Vergonha

Jornal O Norte
Publicado em 19/02/2013 às 09:45.Atualizado em 15/11/2021 às 16:58.

“A vergonha é a herança maior que meu pai me deixou”, diz a letra da música “Vingança” de Lupicínio Rodrigues. No caso são valores ensinados pelo pai. “Não sei o que me martirizava mais, se era a vergonha ou o medo”, me disse alguém, há nove dias. No passado, indicando que deixou esse estado para trás. Dizem os sociólogos que a cultura japonesa é a cultura da vergonha e que a americana é a da culpa. A vergonha dá vontade de sumir, e por isso é representada por pessoas com o rosto encoberto. Mas nem tudo que se vê escondido é vergonha. Meliante de cabeça baixa e rosto tapado não é vergonha, é esperteza.

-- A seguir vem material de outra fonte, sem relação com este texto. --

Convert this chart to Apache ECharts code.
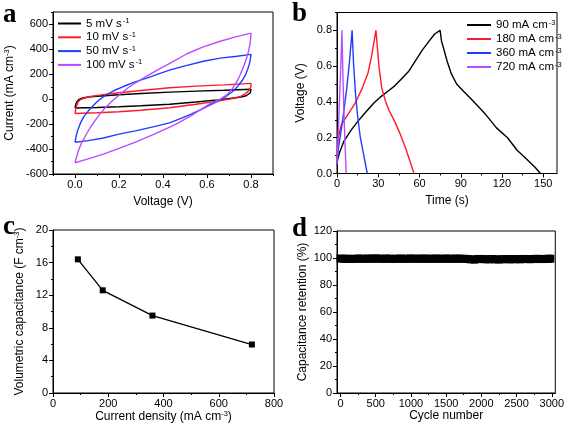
<!DOCTYPE html>
<html>
<head>
<meta charset="utf-8">
<script src="https://cdn.jsdelivr.net/npm/echarts@6/dist/echarts.min.js"></script>
<style>
html,body{margin:0;padding:0;background:#fff;}
#chart{width:567px;height:426px;}
</style>
</head>
<body>
<div id="chart"></div>
<script>
// ---------- Panel a: CV curves (Voltage V, Current mA cm-3) ----------
const cvNames = ['5 mV s', '10 mV s', '50 mV s', '100 mV s'];
const cvExp = '-1';
const cv5 = [[0,-70],[0.003,-45],[0.008,-20],[0.018,-2],[0.035,10],[0.06,18],[0.1,24],[0.2,36],[0.3,46],[0.43,57],[0.55,65],[0.68,72],[0.8,80],
  [0.8,70],[0.797,52],[0.79,38],[0.778,28],[0.76,20],[0.73,12],[0.65,-5],[0.55,-22],[0.43,-40],[0.3,-52],[0.2,-60],[0.1,-66],[0,-70]];
const cv10 = [[0,-115],[0.003,-85],[0.008,-50],[0.015,-20],[0.025,-3],[0.04,8],[0.07,22],[0.12,35],[0.2,52],[0.3,70],[0.43,92],[0.55,105],[0.68,115],[0.8,127],
  [0.8,110],[0.797,90],[0.79,68],[0.775,45],[0.755,25],[0.73,10],[0.65,-15],[0.55,-40],[0.43,-68],[0.3,-88],[0.2,-100],[0.1,-108],[0,-115]];
const cv50 = [[0,-345],[0.005,-300],[0.012,-250],[0.025,-190],[0.04,-140],[0.06,-95],[0.083,-50],[0.11,-5],[0.144,38],[0.18,72],[0.22,102],[0.27,137],[0.326,170],[0.38,203],[0.433,235],[0.5,268],[0.584,305],[0.66,330],[0.736,345],[0.8,360],
  [0.797,320],[0.792,280],[0.785,240],[0.775,195],[0.76,150],[0.74,105],[0.715,60],[0.685,20],[0.65,-15],[0.61,-50],[0.57,-85],[0.52,-125],[0.47,-162],[0.433,-188],[0.36,-220],[0.28,-252],[0.2,-280],[0.129,-311],[0.06,-332],[0,-345]];
const cv100 = [[0,-510],[0.006,-470],[0.015,-415],[0.03,-350],[0.05,-285],[0.07,-225],[0.1,-150],[0.129,-85],[0.165,-20],[0.205,40],[0.24,90],[0.281,138],[0.33,190],[0.38,240],[0.433,290],[0.509,365],[0.58,418],[0.66,465],[0.73,500],[0.8,530],
  [0.798,480],[0.794,430],[0.788,380],[0.78,330],[0.768,270],[0.752,200],[0.735,140],[0.715,85],[0.69,35],[0.655,-5],[0.615,-35],[0.584,-70],[0.53,-130],[0.47,-190],[0.433,-222],[0.36,-280],[0.281,-340],[0.2,-395],[0.129,-440],[0.06,-478],[0,-510]];
const aXTicks = [0, 0.2, 0.4, 0.6, 0.8];
const aXMinor = [-0.1, 0.1, 0.3, 0.5, 0.7, 0.9];
const aYTicks = [-600, -400, -200, 0, 200, 400, 600];
const aYMinor = [-500, -300, -100, 100, 300, 500, 700];

// ---------- Panel b: GCD curves (Time s, Voltage V) ----------
const gcdNames = ['90 mA cm', '180 mA cm', '360 mA cm', '720 mA cm'];
const gcdExp = '-3';
const gcd90 = [[0,0.05],[0.5,0.08],[2,0.12],[5,0.18],[10,0.24],[15,0.29],[20,0.335],[27,0.395],[32,0.43],[37,0.46],[42,0.49],[47,0.53],[52,0.57],[57,0.63],[62,0.69],[67,0.74],[71,0.78],[75,0.8],
  [76,0.74],[77.5,0.7],[80,0.63],[83,0.56],[87,0.5],[92,0.46],[99,0.405],[107,0.34],[116,0.255],[124,0.2],[131,0.13],[138,0.08],[144,0.035],[148,0]];
const gcd180 = [[0,0.08],[1,0.2],[3,0.27],[8,0.33],[13,0.39],[18,0.47],[22.5,0.56],[25,0.65],[27,0.74],[28.3,0.8],
  [29,0.74],[30.5,0.6],[32.5,0.48],[35,0.41],[38,0.35],[42,0.29],[46,0.22],[50,0.14],[53,0.07],[56,0]];
const gcd360 = [[0,0.05],[1,0.14],[3,0.24],[5,0.35],[7,0.47],[9,0.62],[11,0.8],[12,0.62],[13.5,0.44],[15,0.32],[17,0.2],[19.5,0.1],[22,0]];
const gcd720 = [[0,0.05],[1,0.25],[2,0.45],[3,0.65],[3.6,0.8],[4.3,0.55],[5,0.35],[5.8,0.17],[6.7,0]];
const bXTicks = [0, 30, 60, 90, 120, 150];
const bXMinor = [15, 45, 75, 105, 135];
const bYTicks = [0, 0.2, 0.4, 0.6, 0.8];
const bYMinor = [0.1, 0.3, 0.5, 0.7, 0.9];

// ---------- Panel c: volumetric capacitance ----------
const currentDensity = [90, 180, 360, 720];
const volCapacitance = [16.4, 12.6, 9.5, 5.95];
const cXTicks = [0, 200, 400, 600, 800];
const cXMinor = [100, 300, 500, 700];
const cYTicks = [0, 4, 8, 12, 16, 20];
const cYMinor = [2, 6, 10, 14, 18];

// ---------- Panel d: cycling retention (every 50 cycles) ----------
const cycles = [0,50,100,150,200,250,300,350,400,450,500,550,600,650,700,750,800,850,900,950,1000,1050,1100,1150,1200,1250,1300,1350,1400,1450,1500,1550,1600,1650,1700,1750,1800,1850,1900,1950,2000,2050,2100,2150,2200,2250,2300,2350,2400,2450,2500,2550,2600,2650,2700,2750,2800,2850,2900,2950,2980];
const retention = [99.6,99.4,99.5,99.3,99.4,99.6,99.5,99.4,99.6,99.5,99.7,99.5,99.4,99.6,99.5,99.3,99.5,99.6,99.4,99.5,99.6,99.5,99.4,99.6,99.5,99.5,99.4,99.6,99.5,99.4,99.6,99.5,99.4,99.6,99.5,99.4,99.3,99.0,98.8,99.2,99.3,99.1,99.0,99.2,99.0,98.9,99.1,99.2,99.0,99.1,99.2,99.0,99.3,99.2,99.1,99.3,99.4,99.2,99.3,99.4,99.5];
const dXTicks = [0, 500, 1000, 1500, 2000, 2500, 3000];
const dXMinor = [250, 750, 1250, 1750, 2250, 2750];
const dYTicks = [0, 20, 40, 60, 80, 100, 120];
const dYMinor = [10, 30, 50, 70, 90, 110];

// ---------- styling ----------
const FONT = '"Liberation Sans", Arial, sans-serif';
const cvColors = ['#000000', '#ff1a2a', '#1f3dff', '#b84dff'];
const richBase = {
  n: {fontSize: 12, fontFamily: FONT, color: '#000', lineHeight: 14},
  s: {fontSize: 7.5, fontFamily: FONT, color: '#000', lineHeight: 8, verticalAlign: 'top'}
};
const richLeg = {
  n: {fontSize: 11.5, fontFamily: FONT, color: '#000', lineHeight: 13},
  s: {fontSize: 7.5, fontFamily: FONT, color: '#000', lineHeight: 7, verticalAlign: 'top'}
};

const grids = [
  {left: 53, top: 12, width: 220, height: 162},
  {left: 337, top: 12.5, width: 220, height: 161},
  {left: 53, top: 230, width: 221, height: 163},
  {left: 337, top: 231, width: 220, height: 162}
];

function mkAxis(dim, g, min, max, majors, minors, name, nameGap, fmt) {
  const pos = dim === 'x' ? 'bottom' : 'left';
  const main = {
    type: 'value', gridIndex: g, min: min, max: max, position: pos,
    axisLine: {show: true, onZero: false, lineStyle: {color: '#000', width: 1}},
    axisTick: {show: true, inside: false, length: 4, customValues: majors, lineStyle: {color: '#000', width: 1}},
    minorTick: {show: false},
    axisLabel: {show: true, customValues: majors, color: '#000', fontSize: 11, fontFamily: FONT, margin: 5, formatter: fmt},
    splitLine: {show: false},
    name: name, nameLocation: 'middle', nameGap: nameGap,
    nameTextStyle: {rich: richBase}
  };
  const minor = {
    type: 'value', gridIndex: g, min: min, max: max, position: pos,
    axisLine: {show: false, onZero: false},
    axisTick: {show: true, inside: false, length: 2, customValues: minors, lineStyle: {color: '#000', width: 1}},
    axisLabel: {show: false},
    splitLine: {show: false}
  };
  return [main, minor];
}
const f1 = v => v.toFixed(1);
const f0 = v => String(Math.round(v));

const xAxes = [].concat(
  mkAxis('x', 0, -0.1, 0.9, aXTicks, aXMinor, '{n|Voltage (V)}', 21, f1),
  mkAxis('x', 1, 0, 160, bXTicks, bXMinor, '{n|Time (s)}', 20, f0),
  mkAxis('x', 2, 0, 800, cXTicks, cXMinor, '{n|Current density (mA cm}{s|-3}{n|)}', 17, f0),
  mkAxis('x', 3, -50, 3050, dXTicks, dXMinor, '{n|Cycle number}', 13, f0)
);
const yAxes = [].concat(
  mkAxis('y', 0, -600, 700, aYTicks, aYMinor, '{n|Current (mA cm}{s|-3}{n|)}', 36, f0),
  mkAxis('y', 1, 0, 0.9, bYTicks, bYMinor, '{n|Voltage (V)}', 29, f1),
  mkAxis('y', 2, 0, 20, cYTicks, cYMinor, '{n|Volumetric capacitance (F cm}{s|-3}{n|)}', 26, f0),
  mkAxis('y', 3, 0, 120, dYTicks, dYMinor, '{n|Capacitance retention (%)}', 27, f0)
);

const series = [];
[cv5, cv10, cv50, cv100].forEach((d, i) => {
  series.push({type: 'line', name: cvNames[i], xAxisIndex: 0, yAxisIndex: 0, data: d,
    symbol: 'none', lineStyle: {color: cvColors[i], width: 1.4}, itemStyle: {color: cvColors[i]}, animation: false});
});
[gcd90, gcd180, gcd360, gcd720].forEach((d, i) => {
  series.push({type: 'line', name: gcdNames[i], xAxisIndex: 2, yAxisIndex: 2, data: d,
    symbol: 'none', lineStyle: {color: cvColors[i], width: 1.4}, itemStyle: {color: cvColors[i]}, animation: false});
});
series.push({type: 'line', xAxisIndex: 4, yAxisIndex: 4,
  data: currentDensity.map((x, i) => [x, volCapacitance[i]]),
  symbol: 'rect', symbolSize: 6, showSymbol: true,
  lineStyle: {color: '#000', width: 1.3}, itemStyle: {color: '#000'}, animation: false});
series.push({type: 'line', xAxisIndex: 6, yAxisIndex: 6,
  data: cycles.map((x, i) => [x, retention[i]]),
  symbol: 'rect', symbolSize: 8, showSymbol: true,
  lineStyle: {color: '#000', width: 7}, itemStyle: {color: '#000'}, animation: false});

const legFmtA = name => '{n|' + name + '\u200a}{s|' + cvExp + '}';
const legFmtB = name => '{n|' + name + '\u200a}{s|' + gcdExp + '}';
const LETTER = 'bold 27px "Liberation Serif", "Times New Roman", serif';

const option = {
  animation: false,
  backgroundColor: '#fff',
  grid: grids.map(g => Object.assign({show: true, borderColor: '#000', borderWidth: 1, backgroundColor: 'transparent', containLabel: false}, g)),
  xAxis: xAxes,
  yAxis: yAxes,
  legend: [
    {data: cvNames, left: 58, top: 17, orient: 'vertical', itemWidth: 23, itemHeight: 2, itemGap: 1.3, icon: 'rect',
      padding: 0, formatter: legFmtA, textStyle: {rich: richLeg}, selectedMode: false},
    {data: gcdNames, left: 467, top: 18.5, orient: 'vertical', itemWidth: 24, itemHeight: 2, itemGap: 1.5, icon: 'rect',
      padding: 0, formatter: legFmtB, textStyle: {rich: richLeg}, selectedMode: false}
  ],
  graphic: [
    {type: 'text', left: 3, top: 2, style: {text: 'a', font: LETTER, fill: '#000'}},
    {type: 'text', left: 292, top: 1, style: {text: 'b', font: LETTER, fill: '#000'}},
    {type: 'text', left: 3, top: 214, style: {text: 'c', font: LETTER, fill: '#000'}},
    {type: 'text', left: 292, top: 216, style: {text: 'd', font: LETTER, fill: '#000'}}
  ],
  series: series
};

const chart = echarts.init(document.getElementById('chart'), null, {renderer: 'canvas'});
chart.setOption(option);
</script>
</body>
</html>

A vergonha é um sentimento desagradável de mortificação e culpa diante da opinião alheia, quando se pratica algo inaceitável, seja no âmbito social, político, religioso ou social. É sentimento de desonra e rebaixamento. Quem a sente se acha inútil e desprezível. Quando não há delito real, pode não haver culpa, que é a violação de valores internos, mas sim vergonha, que é a ruptura de valores culturais e sociais, perante os outros.



Uma esbravejada dos pais contra uma criança poderá marcá-la, especialmente quando ocorre em frente a estranhos. Situação mais grave é quando um adulto sofre desmoralização pública. Após a humilhação, é preciso sumir até as pessoas se acostumarem. O tempo de uma vida pode não ser suficiente.

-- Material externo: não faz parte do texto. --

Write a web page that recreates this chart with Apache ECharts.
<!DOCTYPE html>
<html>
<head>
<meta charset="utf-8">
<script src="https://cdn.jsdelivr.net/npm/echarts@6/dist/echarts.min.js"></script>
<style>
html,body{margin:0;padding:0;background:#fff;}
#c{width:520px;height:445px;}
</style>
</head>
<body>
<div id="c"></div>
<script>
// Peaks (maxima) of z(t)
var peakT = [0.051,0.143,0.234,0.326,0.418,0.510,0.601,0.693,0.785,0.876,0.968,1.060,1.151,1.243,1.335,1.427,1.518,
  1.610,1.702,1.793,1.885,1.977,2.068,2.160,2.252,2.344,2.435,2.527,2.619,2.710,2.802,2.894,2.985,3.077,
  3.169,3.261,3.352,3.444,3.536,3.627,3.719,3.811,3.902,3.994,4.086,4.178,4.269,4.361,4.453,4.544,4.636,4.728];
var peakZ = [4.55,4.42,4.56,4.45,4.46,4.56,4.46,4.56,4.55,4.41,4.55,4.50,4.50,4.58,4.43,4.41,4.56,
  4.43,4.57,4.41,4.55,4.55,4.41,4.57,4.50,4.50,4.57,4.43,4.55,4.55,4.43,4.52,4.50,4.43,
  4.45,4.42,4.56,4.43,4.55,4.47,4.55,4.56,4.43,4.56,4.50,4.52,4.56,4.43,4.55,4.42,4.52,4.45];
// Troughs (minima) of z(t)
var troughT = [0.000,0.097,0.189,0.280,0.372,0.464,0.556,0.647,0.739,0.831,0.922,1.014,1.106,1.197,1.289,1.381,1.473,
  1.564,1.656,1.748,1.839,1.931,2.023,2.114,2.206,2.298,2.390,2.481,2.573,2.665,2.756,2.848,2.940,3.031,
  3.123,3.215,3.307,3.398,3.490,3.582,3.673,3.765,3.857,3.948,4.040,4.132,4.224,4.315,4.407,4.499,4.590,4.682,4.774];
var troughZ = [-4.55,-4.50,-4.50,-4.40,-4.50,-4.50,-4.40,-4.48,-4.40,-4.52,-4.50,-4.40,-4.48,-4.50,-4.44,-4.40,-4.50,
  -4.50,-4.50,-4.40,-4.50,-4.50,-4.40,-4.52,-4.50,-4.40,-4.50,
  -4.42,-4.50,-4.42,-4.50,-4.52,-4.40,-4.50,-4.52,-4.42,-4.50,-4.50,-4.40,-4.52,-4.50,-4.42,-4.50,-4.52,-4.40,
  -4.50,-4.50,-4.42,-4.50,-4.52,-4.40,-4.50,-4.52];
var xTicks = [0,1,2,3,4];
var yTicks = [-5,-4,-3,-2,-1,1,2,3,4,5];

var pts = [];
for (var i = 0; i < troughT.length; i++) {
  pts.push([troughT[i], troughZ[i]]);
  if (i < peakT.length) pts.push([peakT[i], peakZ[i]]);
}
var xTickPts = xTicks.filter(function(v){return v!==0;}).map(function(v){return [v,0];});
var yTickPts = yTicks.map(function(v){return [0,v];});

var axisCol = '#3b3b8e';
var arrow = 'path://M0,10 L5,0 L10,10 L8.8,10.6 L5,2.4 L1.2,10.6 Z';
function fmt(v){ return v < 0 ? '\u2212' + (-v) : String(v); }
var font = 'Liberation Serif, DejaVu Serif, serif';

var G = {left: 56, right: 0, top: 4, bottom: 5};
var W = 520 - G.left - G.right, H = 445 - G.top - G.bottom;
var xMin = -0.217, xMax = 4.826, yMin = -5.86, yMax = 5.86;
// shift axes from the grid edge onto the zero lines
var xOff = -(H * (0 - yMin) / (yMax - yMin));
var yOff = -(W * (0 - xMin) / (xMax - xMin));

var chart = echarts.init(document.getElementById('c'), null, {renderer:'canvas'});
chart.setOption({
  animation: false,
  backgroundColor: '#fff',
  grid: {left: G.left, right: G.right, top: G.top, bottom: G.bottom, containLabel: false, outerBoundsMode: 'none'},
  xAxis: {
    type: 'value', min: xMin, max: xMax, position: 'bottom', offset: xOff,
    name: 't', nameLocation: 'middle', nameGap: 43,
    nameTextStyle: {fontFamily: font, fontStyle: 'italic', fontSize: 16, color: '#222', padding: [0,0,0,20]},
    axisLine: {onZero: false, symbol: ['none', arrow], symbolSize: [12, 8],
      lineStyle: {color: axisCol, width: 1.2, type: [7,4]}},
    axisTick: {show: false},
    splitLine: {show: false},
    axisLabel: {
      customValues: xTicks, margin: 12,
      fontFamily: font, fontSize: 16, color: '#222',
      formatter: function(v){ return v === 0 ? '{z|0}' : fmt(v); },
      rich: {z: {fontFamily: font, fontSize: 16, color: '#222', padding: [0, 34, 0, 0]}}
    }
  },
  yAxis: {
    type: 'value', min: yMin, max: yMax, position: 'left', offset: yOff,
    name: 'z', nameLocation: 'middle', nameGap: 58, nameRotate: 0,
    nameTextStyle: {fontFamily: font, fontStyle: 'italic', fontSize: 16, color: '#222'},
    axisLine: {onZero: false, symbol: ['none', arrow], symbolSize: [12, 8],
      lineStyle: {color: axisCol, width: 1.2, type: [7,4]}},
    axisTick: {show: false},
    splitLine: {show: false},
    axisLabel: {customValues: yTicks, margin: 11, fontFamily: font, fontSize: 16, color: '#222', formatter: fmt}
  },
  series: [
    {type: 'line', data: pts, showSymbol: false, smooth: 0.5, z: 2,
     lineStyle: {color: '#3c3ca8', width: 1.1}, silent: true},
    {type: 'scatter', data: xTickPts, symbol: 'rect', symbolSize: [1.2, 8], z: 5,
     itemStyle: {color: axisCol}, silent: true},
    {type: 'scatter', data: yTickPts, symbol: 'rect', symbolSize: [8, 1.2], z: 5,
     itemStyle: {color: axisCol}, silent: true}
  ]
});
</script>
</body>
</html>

A versão que circula é verdadeira? Até que ponto as pessoas têm como julgar os acontecimentos? Logo se formam opiniões. Mas há quem duvide da história que se ouve ou se lê, e espera algo mais para fazer seu julgamento. Em tempos de informação circulando durante o fato, pouca ou nenhuma análise se faz, e a primeira interpretação vira verdade. No calor dos acontecimentos, em que as paixões estão em brasa, é de se supor que a ação seria mais vividamente contada, por estar fresca na memória. Considera-se que, após algum tempo a pessoa tenha melhor capacidade de fazer uma análise e dar mais detalhes sobre o episódio. Mas atualmente a precipitação é a regra.



Enquanto a Justiça é lenta, muitos têm pressa em bater o martelo e dar seu veredicto, condenando, especialmente em situações de violência. O estopim da opinião pública inexiste e em segundos a malta lincha o suposto criminoso. Então, nada mais se pode fazer para salvar uma reputação.



O juiz decide rápido, mas analisa lentamente. É preciso estudar os fatos, porque depois de decidido não há mais volta. Quem se vê execrado publicamente sente uma dor infinita, com imensa vergonha a atormentá-lo, num penitenciamento que maltrata mais que uma surra ou prisão ou ambas. A sociedade não hesita em ultrajar pessoas e grupos.



Após julgamento e condenação, se aprisiona alguém para que se torture através da culpa, e que venha o arrependimento para que não volte a cometer o mesmo crime. Então, é preciso conviver com ex-presidiários. Como inseri-los sem discriminações, dando-lhes nova chance? Dar-lhes emprego é difícil, mais caro ainda é aceitá-los. Você os aceita?



São pouco faladas, porém permanecem em uso questões relativas à moral, honra e reputação. Linchamentos morais não são justos. A desonra machuca e destrói as pessoas, gerando vergonha, uma arma usada para controlar a sociedade.



Há outras conotações para a palavra vergonha, em expressões como sem-vergonha, isso é uma vergonha, ou pouca-vergonha, relacionada à nudez e questões outras. Ter vergonha pode ser sentir-se encabulado. Destaco a vergonha pública, por ser a mais dolorosa. As pessoas e a imprensa nem sempre são justas em suas aclamações. Já vimos erros acontecerem na primeira página e em horário nobre e a retratação ocorrer num pé de página ou na madrugada. Nem de longe os reparos chegam perto da destruição. E a vida de quem foi linchado? Poucos se importam com o sofrimento alheio. Os que nunca erraram que atirem seus teclados.